• **Given data**:

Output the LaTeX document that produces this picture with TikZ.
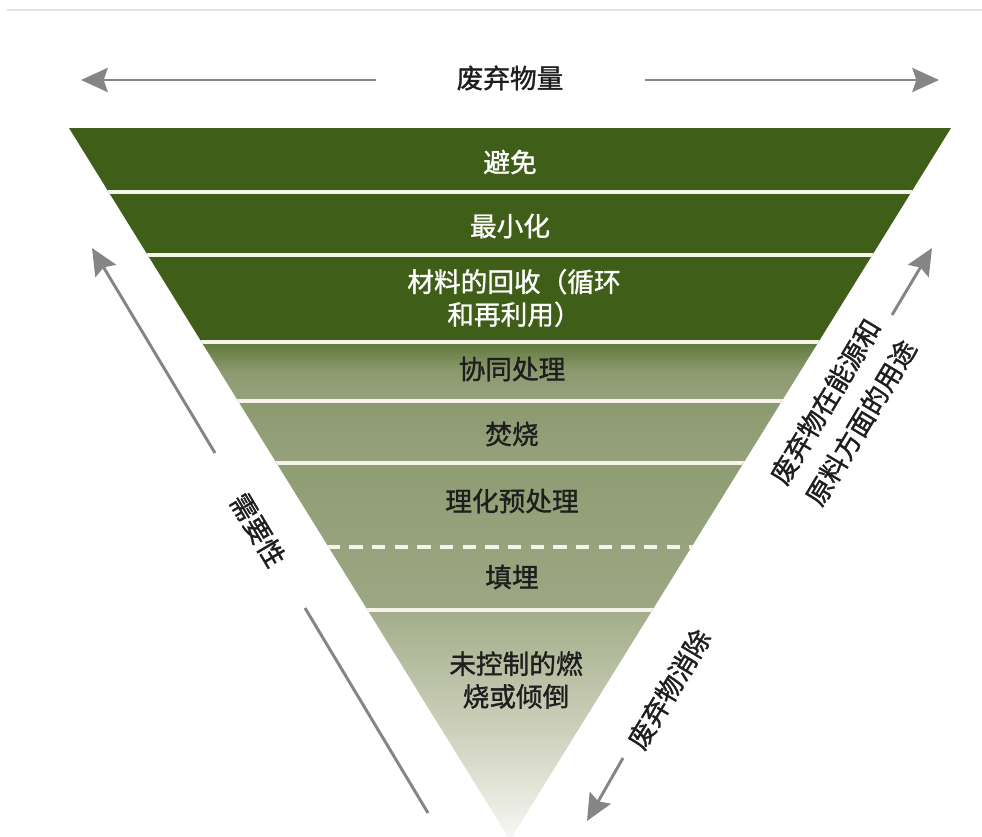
\documentclass[tikz,border=0pt]{standalone}
\usepackage{fontspec}
\setmainfont{Noto Sans CJK SC}[FakeBold=1.2]
\usetikzlibrary{arrows.meta}
\definecolor{dkgreen}{HTML}{3F5E18}
\definecolor{arrgray}{HTML}{858585}
\definecolor{rulegray}{HTML}{E2E2E2}
\definecolor{sepcol}{HTML}{F6F4EA}
\definecolor{textdark}{HTML}{1E1E1E}
\definecolor{gA}{HTML}{5E783A}
\definecolor{gB}{HTML}{8C9A6F}
\definecolor{gC}{HTML}{96A27C}
\definecolor{gD}{HTML}{8F9D73}
\definecolor{gE}{HTML}{9DA784}
\definecolor{gF}{HTML}{A4AD8A}
\definecolor{gG}{HTML}{CED2BD}
\begin{document}
\begin{tikzpicture}[x=0.75pt,y=-0.75pt,
  arr/.style={draw=arrgray, line width=2.2pt, -{Stealth[length=20pt,width=18pt,inset=3pt]}},
  seg/.style={draw=arrgray, line width=2.2pt},
  sep/.style={draw=sepcol, line width=2.4pt},
  lbl/.style={font=\fontsize{20}{24.5}\selectfont, align=center, inner sep=0pt},
  wlbl/.style={lbl, text=white},
  dlbl/.style={lbl, text=textdark},
  olbl/.style={lbl, text=textdark}]
\useasboundingbox (0,0) rectangle (982,836);
\fill[white] (0,0) rectangle (982,836);
\draw[rulegray, line width=1.5pt] (7,10) -- (982,10);

% triangle
\coordinate (TL) at (69,128);
\coordinate (TR) at (951,128);
\coordinate (AP) at (510,840);
\begin{scope}
  \clip (TL) -- (TR) -- (AP) -- cycle;
  \fill[dkgreen] (60,120) rectangle (960,342);
  \shade[top color=gA, bottom color=gC, middle color=gB] (60,342) rectangle (960,401);
  \shade[top color=gB, bottom color=gC] (60,401) rectangle (960,463);
  \shade[top color=gD, bottom color=gE] (60,463) rectangle (960,610);
  \shade[top color=gF, bottom color=white, middle color=gG] (60,610) rectangle (960,860);
  \draw[sep] (60,192) -- (960,192);
  \draw[sep] (60,255) -- (960,255);
  \draw[sep] (60,342) -- (960,342);
  \draw[sep] (60,401) -- (960,401);
  \draw[sep] (60,463) -- (960,463);
  \draw[sep, dash pattern=on 10pt off 7pt, dash phase=4pt] (60,547) -- (960,547);
  \draw[sep] (60,610) -- (960,610);
\end{scope}

% band labels
\node[wlbl] (b1) at (510,162) {避免};
\node[wlbl] (b2) at (510,226) {最小化};
\node[wlbl] (b3) at (514,298) {材料的回收（循环\\和再利用）};
\node[dlbl] (b4) at (512,369) {协同处理};
\node[dlbl] (b5) at (512,434) {焚烧};
\node[dlbl] (b6) at (512,501) {理化预处理};
\node[dlbl] (b7) at (512,577) {填埋};
\node[dlbl] (b8) at (516,680) {未控制的燃\\烧或倾倒};

% top arrows
\node[olbl] (title) at (510,78) {废弃物量};
\coordinate (tl1) at (376,80);
\coordinate (tl2) at (81,80);
\coordinate (tr1) at (645,80);
\coordinate (tr2) at (939,80);
\draw[arr] (tl1) -- (tl2);
\draw[arr] (tr1) -- (tr2);

% left arrow
\coordinate (la1) at (215,453);
\coordinate (la2) at (92,248);
\coordinate (la3) at (305,608);
\coordinate (la4) at (428,813);
\draw[arr] (la1) -- (la2);
\draw[seg] (la3) -- (la4);
\node[olbl, rotate=-59.3] (need) at (258,530) {需要性};

% right arrows
\coordinate (ra1) at (892,315);
\coordinate (ra2) at (932,248);
\coordinate (ra3) at (623,758);
\coordinate (ra4) at (587,821);
\draw[arr] (ra1) -- (ra2);
\draw[arr] (ra3) -- (ra4);
\node[olbl, rotate=59, font=\fontsize{20}{31}\selectfont] (use) at (843,412) {废弃物在能源和\\原料方面的用途};
\node[olbl, rotate=59] (elim) at (669,689) {废弃物消除};
\end{tikzpicture}
\end{document}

• **Written exercise**: Leave out all pictures, then copy the remaining material exactly.

• **Exercise answer**:
Output the LaTeX document that produces this picture with TikZ.
\documentclass[tikz,border=0pt]{standalone}
\usepackage{fontspec}
\setmainfont{Noto Sans CJK SC}[FakeBold=1.2]
\usetikzlibrary{arrows.meta}
\definecolor{dkgreen}{HTML}{3F5E18}
\definecolor{arrgray}{HTML}{858585}
\definecolor{rulegray}{HTML}{E2E2E2}
\definecolor{sepcol}{HTML}{F6F4EA}
\definecolor{textdark}{HTML}{1E1E1E}
\definecolor{gA}{HTML}{5E783A}
\definecolor{gB}{HTML}{8C9A6F}
\definecolor{gC}{HTML}{96A27C}
\definecolor{gD}{HTML}{8F9D73}
\definecolor{gE}{HTML}{9DA784}
\definecolor{gF}{HTML}{A4AD8A}
\definecolor{gG}{HTML}{CED2BD}
\begin{document}
\begin{tikzpicture}[x=0.75pt,y=-0.75pt,
  arr/.style={draw=arrgray, line width=2.2pt, -{Stealth[length=20pt,width=18pt,inset=3pt]}},
  seg/.style={draw=arrgray, line width=2.2pt},
  sep/.style={draw=sepcol, line width=2.4pt},
  lbl/.style={font=\fontsize{20}{24.5}\selectfont, align=center, inner sep=0pt},
  wlbl/.style={lbl, text=white},
  dlbl/.style={lbl, text=textdark},
  olbl/.style={lbl, text=textdark}]
\useasboundingbox (0,0) rectangle (982,836);
\fill[white] (0,0) rectangle (982,836);
\draw[rulegray, line width=1.5pt] (7,10) -- (982,10);

% triangle
\coordinate (TL) at (69,128);
\coordinate (TR) at (951,128);
\coordinate (AP) at (510,840);
\begin{scope}
  \clip (TL) -- (TR) -- (AP) -- cycle;
  \fill[dkgreen] (60,120) rectangle (960,342);
  \shade[top color=gA, bottom color=gC, middle color=gB] (60,342) rectangle (960,401);
  \shade[top color=gB, bottom color=gC] (60,401) rectangle (960,463);
  \shade[top color=gD, bottom color=gE] (60,463) rectangle (960,610);
  \shade[top color=gF, bottom color=white, middle color=gG] (60,610) rectangle (960,860);
  \draw[sep] (60,192) -- (960,192);
  \draw[sep] (60,255) -- (960,255);
  \draw[sep] (60,342) -- (960,342);
  \draw[sep] (60,401) -- (960,401);
  \draw[sep] (60,463) -- (960,463);
  \draw[sep, dash pattern=on 10pt off 7pt, dash phase=4pt] (60,547) -- (960,547);
  \draw[sep] (60,610) -- (960,610);
\end{scope}

% band labels
\node[wlbl] (b1) at (510,162) {避免};
\node[wlbl] (b2) at (510,226) {最小化};
\node[wlbl] (b3) at (514,298) {材料的回收（循环\\和再利用）};
\node[dlbl] (b4) at (512,369) {协同处理};
\node[dlbl] (b5) at (512,434) {焚烧};
\node[dlbl] (b6) at (512,501) {理化预处理};
\node[dlbl] (b7) at (512,577) {填埋};
\node[dlbl] (b8) at (516,680) {未控制的燃\\烧或倾倒};

% top arrows
\node[olbl] (title) at (510,78) {废弃物量};
\coordinate (tl1) at (376,80);
\coordinate (tl2) at (81,80);
\coordinate (tr1) at (645,80);
\coordinate (tr2) at (939,80);
\draw[arr] (tl1) -- (tl2);
\draw[arr] (tr1) -- (tr2);

% left arrow
\coordinate (la1) at (215,453);
\coordinate (la2) at (92,248);
\coordinate (la3) at (305,608);
\coordinate (la4) at (428,813);
\draw[arr] (la1) -- (la2);
\draw[seg] (la3) -- (la4);
\node[olbl, rotate=-59.3] (need) at (258,530) {需要性};

% right arrows
\coordinate (ra1) at (892,315);
\coordinate (ra2) at (932,248);
\coordinate (ra3) at (623,758);
\coordinate (ra4) at (587,821);
\draw[arr] (ra1) -- (ra2);
\draw[arr] (ra3) -- (ra4);
\node[olbl, rotate=59, font=\fontsize{20}{31}\selectfont] (use) at (843,412) {废弃物在能源和\\原料方面的用途};
\node[olbl, rotate=59] (elim) at (669,689) {废弃物消除};
\end{tikzpicture}
\end{document}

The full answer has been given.